Je ne sais pas ce qu'ils ont ces Mexicains mais, après Cuarón et son ballet spatial, Alejandro González Iñárritu nous offre, à son tour, une œuvre entière filmée en plan séquence. Toutefois, le cinéaste n'utilise pas cette technique de façon conventionnelle. Si on devine les points de coupe qui ont permis l'assemblement de ce plan gargantuesque, l'exercice de style n'en demeure pas moins extrêmement saisissant et immersif, particulièrement grâce à la photo splendide de Lubezki qui donnerait presque un sentiment de relief. Et cette illusion d'un réalisme exacerbé n'est que davantage chamboulée lorsqu'Iñárritu esquive le facteur temps en l'espace d'un tour de pièce, octroyant une dimension fantastique à son œuvre. Par ailleurs, la bande-son signée Antonio Sánchez, entièrement percussive - parfois tribale, jazzy - supplée de quelques compositions classiques (Ravel, Tchaikovsky, Rachmaninoff...), insuffle des sonorités uniques et mémorable, et confère un réel rythme au long-métrage, créant les sensations et l'énergie propres à chaque séquence. En plus d'un design sonore extrêmement spatialisé, Iñárritu parvient alors à rester inventif, à conserver un rythme sans cesse captivant, faisant virevolter harmonieusement sa caméra tout autour du théâtre servant de point d'ancrage au film, ainsi que des personnages gravitant autour de Riggan Thomson (Michael Keaton).
Ancien acteur de blockbuster qui tente de se reconvertir au théâtre, ce dernier doit faire face aux imprévus de Broadway, ainsi qu'à cette voix intérieure de Birdman, un super-héros qu'il a interprété vingt ans auparavant, et qui ne cesse de vouloir le ramener à cette gloire d'antan. Derrière cette prémisse absurde découle une œuvre surprenante, quasi-mystique, et satirique vis-à-vis de l'état de l'industrie hollywoodienne. Ce trouble de la personnalité mène alors le film de façon jubilatoire, tout en se révélant être une véritable réflexion sur la carrière de Keaton lui-même. La dramaturgie n'est jamais trop forcée, constamment relevée de situations burlesques impeccablement écrites, les dialogues sont excellents, souvent hilarants de par leur finesse ou diatribes, d'une façon qui rappelle par moment les univers de Wes Anderson. Et, quand bien même Keaton est le moyeu du long-métrage, et se montre sensationnel dans ses convictions et sa folie illuminée, chaque autre acteur est dirigé à la perfection et profite subtilement à la richesse de l’œuvre. Emma Stone, en ex-camée exubérante et trop mignonne, Edward Norton, en acteur mégalo, pervers et imprévisible, ou encore les splendides Naomi Watts et Andrea Riseborough, aux personnalités bien distinctes.
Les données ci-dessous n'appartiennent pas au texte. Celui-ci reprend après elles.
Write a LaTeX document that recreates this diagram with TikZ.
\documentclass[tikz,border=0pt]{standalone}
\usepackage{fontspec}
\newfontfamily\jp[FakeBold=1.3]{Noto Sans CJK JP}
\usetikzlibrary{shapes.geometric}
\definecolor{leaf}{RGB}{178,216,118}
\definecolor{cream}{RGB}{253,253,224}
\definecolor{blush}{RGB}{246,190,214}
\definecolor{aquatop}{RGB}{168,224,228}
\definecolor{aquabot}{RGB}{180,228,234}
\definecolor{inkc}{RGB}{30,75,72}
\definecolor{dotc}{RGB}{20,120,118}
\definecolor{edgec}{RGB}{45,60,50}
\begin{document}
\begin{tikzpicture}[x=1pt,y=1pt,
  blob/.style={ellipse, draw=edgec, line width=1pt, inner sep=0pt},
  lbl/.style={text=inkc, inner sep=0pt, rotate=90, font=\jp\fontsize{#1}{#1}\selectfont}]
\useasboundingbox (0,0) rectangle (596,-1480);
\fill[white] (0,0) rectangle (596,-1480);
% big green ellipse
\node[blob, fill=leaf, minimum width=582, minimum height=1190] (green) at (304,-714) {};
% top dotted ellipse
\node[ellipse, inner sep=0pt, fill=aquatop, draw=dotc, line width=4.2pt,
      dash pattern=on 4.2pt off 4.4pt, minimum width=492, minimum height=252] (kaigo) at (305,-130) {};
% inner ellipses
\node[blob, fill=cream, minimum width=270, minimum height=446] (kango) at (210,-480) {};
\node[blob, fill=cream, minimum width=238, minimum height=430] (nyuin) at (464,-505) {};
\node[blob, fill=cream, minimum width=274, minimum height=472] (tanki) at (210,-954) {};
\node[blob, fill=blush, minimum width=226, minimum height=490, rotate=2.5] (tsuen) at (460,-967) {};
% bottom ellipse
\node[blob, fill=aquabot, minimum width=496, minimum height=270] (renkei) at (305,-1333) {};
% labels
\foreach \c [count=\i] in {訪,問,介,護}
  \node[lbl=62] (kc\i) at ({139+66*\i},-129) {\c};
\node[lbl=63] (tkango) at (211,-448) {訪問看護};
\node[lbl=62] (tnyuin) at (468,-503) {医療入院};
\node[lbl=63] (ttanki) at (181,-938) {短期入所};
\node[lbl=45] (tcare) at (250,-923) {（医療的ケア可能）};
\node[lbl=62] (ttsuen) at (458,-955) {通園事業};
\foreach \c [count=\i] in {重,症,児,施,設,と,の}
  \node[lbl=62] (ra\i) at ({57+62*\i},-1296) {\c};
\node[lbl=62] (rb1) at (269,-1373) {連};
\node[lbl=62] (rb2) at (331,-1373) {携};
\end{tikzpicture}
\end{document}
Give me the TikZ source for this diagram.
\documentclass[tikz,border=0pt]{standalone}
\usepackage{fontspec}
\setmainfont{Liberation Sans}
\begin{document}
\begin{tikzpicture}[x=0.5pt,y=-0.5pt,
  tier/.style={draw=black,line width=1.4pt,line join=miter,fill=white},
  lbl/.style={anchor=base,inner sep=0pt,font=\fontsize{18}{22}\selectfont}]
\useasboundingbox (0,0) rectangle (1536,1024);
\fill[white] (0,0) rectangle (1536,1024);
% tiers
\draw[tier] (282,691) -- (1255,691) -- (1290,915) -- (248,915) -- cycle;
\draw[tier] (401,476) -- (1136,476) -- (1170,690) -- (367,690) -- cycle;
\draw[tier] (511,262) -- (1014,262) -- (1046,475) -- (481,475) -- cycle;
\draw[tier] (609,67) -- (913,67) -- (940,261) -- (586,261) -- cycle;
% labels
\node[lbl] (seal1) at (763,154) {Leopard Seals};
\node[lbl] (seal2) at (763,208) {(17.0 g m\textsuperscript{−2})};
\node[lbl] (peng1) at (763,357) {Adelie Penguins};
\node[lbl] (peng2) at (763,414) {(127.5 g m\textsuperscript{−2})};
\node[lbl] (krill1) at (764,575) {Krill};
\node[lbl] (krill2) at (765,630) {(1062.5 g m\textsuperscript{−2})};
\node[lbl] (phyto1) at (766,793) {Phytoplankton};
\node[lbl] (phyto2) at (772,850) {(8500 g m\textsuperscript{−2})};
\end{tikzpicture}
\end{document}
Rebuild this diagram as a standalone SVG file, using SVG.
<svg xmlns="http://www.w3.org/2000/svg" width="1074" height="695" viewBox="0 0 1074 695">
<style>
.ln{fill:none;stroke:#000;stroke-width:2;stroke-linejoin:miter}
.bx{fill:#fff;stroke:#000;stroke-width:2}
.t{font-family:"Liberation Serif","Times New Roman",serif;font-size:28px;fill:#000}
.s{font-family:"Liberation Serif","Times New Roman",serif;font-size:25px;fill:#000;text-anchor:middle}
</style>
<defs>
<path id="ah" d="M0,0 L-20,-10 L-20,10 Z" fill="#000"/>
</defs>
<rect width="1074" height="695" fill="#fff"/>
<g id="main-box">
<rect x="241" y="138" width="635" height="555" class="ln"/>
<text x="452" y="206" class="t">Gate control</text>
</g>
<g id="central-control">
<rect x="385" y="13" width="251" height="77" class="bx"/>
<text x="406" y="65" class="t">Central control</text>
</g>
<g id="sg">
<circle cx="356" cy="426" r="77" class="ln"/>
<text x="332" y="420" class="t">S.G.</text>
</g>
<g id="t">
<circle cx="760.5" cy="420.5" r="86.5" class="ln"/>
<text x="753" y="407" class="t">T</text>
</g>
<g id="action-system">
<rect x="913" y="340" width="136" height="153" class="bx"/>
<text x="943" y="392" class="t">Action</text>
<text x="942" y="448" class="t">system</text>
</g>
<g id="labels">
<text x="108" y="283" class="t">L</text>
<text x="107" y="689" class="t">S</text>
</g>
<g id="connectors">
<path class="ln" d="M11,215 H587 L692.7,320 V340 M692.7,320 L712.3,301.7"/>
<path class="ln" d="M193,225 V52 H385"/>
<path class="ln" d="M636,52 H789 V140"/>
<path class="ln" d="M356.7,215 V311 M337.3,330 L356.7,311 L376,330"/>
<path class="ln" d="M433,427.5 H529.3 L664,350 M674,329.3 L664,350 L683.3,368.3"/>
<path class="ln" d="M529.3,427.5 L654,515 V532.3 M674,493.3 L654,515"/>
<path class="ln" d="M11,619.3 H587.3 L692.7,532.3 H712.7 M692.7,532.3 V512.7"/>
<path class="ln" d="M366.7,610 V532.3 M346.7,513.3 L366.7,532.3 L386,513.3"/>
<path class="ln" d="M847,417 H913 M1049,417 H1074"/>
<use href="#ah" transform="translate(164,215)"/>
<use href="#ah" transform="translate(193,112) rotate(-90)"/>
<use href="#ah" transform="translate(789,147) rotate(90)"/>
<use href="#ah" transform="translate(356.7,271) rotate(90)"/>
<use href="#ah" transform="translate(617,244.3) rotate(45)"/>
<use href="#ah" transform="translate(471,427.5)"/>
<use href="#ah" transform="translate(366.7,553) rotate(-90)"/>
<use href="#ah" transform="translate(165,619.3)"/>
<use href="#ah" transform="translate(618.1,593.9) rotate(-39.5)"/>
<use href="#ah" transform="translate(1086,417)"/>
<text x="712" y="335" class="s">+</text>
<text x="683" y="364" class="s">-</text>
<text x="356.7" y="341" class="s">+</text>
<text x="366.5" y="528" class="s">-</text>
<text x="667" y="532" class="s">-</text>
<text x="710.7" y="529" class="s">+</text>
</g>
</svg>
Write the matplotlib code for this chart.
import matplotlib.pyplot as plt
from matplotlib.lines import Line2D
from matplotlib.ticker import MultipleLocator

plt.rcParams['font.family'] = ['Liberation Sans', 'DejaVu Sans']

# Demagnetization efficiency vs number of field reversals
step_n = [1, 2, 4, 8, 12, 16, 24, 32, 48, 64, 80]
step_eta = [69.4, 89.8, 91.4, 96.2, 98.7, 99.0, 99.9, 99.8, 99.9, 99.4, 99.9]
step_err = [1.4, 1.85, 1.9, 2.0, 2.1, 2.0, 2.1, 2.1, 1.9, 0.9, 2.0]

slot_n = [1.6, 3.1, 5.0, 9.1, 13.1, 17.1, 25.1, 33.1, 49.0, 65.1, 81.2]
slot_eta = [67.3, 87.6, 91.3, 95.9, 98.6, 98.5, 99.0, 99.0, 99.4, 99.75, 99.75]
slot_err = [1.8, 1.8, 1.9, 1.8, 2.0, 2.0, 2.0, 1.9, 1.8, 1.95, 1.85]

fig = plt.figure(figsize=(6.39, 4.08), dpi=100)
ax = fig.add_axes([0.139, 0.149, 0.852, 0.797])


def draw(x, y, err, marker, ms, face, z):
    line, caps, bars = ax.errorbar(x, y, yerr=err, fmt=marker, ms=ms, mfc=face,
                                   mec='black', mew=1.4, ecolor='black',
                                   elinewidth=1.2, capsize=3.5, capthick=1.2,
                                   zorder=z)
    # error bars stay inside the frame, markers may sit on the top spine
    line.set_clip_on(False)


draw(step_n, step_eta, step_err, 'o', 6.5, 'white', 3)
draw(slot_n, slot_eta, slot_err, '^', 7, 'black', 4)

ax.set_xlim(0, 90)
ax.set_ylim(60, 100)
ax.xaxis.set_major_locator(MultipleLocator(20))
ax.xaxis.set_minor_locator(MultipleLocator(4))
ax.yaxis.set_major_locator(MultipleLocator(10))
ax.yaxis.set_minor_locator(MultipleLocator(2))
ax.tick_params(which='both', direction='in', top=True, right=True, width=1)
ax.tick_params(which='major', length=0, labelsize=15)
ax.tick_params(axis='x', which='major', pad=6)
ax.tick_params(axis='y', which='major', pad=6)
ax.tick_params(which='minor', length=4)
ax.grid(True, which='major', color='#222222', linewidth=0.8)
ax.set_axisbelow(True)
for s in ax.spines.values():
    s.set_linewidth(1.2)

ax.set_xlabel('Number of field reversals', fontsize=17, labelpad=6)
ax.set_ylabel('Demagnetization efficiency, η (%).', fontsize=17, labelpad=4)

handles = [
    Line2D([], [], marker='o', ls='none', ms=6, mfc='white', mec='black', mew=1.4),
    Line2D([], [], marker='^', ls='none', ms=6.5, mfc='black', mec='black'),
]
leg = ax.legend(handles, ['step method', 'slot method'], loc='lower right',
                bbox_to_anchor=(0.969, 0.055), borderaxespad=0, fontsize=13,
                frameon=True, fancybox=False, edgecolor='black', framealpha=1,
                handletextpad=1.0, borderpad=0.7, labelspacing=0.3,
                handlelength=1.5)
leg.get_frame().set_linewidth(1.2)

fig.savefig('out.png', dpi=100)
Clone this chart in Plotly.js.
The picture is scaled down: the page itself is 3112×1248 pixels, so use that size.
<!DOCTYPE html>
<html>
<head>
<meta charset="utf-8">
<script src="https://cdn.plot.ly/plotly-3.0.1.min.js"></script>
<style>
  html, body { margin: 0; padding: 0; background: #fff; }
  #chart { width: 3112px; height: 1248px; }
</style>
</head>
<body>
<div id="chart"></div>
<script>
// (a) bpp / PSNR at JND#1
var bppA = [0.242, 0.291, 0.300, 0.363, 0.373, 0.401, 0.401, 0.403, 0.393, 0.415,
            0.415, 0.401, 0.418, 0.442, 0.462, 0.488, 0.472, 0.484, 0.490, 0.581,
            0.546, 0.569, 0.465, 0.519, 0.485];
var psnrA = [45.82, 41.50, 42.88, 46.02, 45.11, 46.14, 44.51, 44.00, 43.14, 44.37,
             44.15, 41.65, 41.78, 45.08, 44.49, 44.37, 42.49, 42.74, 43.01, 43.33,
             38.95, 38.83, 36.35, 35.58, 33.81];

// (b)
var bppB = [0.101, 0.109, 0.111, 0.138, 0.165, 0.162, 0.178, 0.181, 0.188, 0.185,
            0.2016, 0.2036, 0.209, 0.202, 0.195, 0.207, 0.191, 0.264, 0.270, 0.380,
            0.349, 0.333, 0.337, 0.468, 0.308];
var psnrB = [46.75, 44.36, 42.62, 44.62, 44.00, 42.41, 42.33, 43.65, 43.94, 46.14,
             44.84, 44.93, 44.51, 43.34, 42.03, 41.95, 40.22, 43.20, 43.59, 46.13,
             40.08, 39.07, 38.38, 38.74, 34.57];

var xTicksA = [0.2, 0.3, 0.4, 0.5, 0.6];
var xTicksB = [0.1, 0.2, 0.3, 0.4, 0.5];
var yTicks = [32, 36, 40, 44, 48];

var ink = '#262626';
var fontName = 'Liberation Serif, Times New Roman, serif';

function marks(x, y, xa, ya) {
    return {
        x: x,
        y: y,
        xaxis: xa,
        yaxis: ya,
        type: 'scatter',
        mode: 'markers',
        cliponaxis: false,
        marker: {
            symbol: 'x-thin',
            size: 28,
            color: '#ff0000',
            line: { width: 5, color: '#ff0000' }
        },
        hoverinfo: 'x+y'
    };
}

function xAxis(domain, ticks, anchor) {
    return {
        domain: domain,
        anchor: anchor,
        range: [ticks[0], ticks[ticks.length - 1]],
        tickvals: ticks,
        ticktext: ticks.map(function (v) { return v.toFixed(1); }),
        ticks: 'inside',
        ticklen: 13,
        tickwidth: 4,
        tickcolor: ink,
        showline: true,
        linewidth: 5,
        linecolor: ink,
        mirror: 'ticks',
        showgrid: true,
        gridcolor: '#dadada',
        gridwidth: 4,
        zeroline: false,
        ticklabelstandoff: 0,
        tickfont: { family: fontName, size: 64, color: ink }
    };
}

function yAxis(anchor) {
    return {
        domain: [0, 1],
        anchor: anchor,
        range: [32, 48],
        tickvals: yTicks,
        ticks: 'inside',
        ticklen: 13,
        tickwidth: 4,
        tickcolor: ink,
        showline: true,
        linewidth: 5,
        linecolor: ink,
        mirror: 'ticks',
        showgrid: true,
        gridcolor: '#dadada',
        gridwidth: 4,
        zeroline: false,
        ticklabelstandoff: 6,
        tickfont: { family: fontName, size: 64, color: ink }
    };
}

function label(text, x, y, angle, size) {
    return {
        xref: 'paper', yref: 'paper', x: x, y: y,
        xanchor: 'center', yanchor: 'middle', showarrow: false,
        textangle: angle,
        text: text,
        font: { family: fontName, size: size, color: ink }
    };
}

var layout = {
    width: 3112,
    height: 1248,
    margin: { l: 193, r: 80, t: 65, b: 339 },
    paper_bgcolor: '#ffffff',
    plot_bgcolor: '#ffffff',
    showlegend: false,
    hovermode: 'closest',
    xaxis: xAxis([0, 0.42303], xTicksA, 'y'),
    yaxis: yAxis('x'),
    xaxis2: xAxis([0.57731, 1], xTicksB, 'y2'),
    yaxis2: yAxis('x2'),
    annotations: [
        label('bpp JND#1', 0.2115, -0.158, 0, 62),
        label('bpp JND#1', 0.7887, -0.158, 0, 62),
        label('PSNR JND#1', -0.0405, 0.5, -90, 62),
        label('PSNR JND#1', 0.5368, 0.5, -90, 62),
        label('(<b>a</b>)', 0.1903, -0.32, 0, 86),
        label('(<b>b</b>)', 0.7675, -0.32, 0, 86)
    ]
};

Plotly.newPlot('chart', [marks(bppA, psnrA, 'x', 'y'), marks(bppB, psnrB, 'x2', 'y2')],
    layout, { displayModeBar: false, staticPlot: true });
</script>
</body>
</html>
Même des rôles plus tertiaires comme celui de Zach Galifianakis, en producteur de la pièce, ou Lindsay Duncan, en critique éminente, subliment le parcours de Riggan vers sa rédemption artistique.
Toutes les séquences de Birdman s'enchaînent alors à merveille, en un réel travail d'harmonie - visuelle et sonore - unique, visant à plonger directement le spectateur au cœur d'un récit irrésistible, et de ses scènes d'anthologie. Iñárritu signe là une œuvre exceptionnelle, parfois psychédélique, mais complètement prenante et mémorable.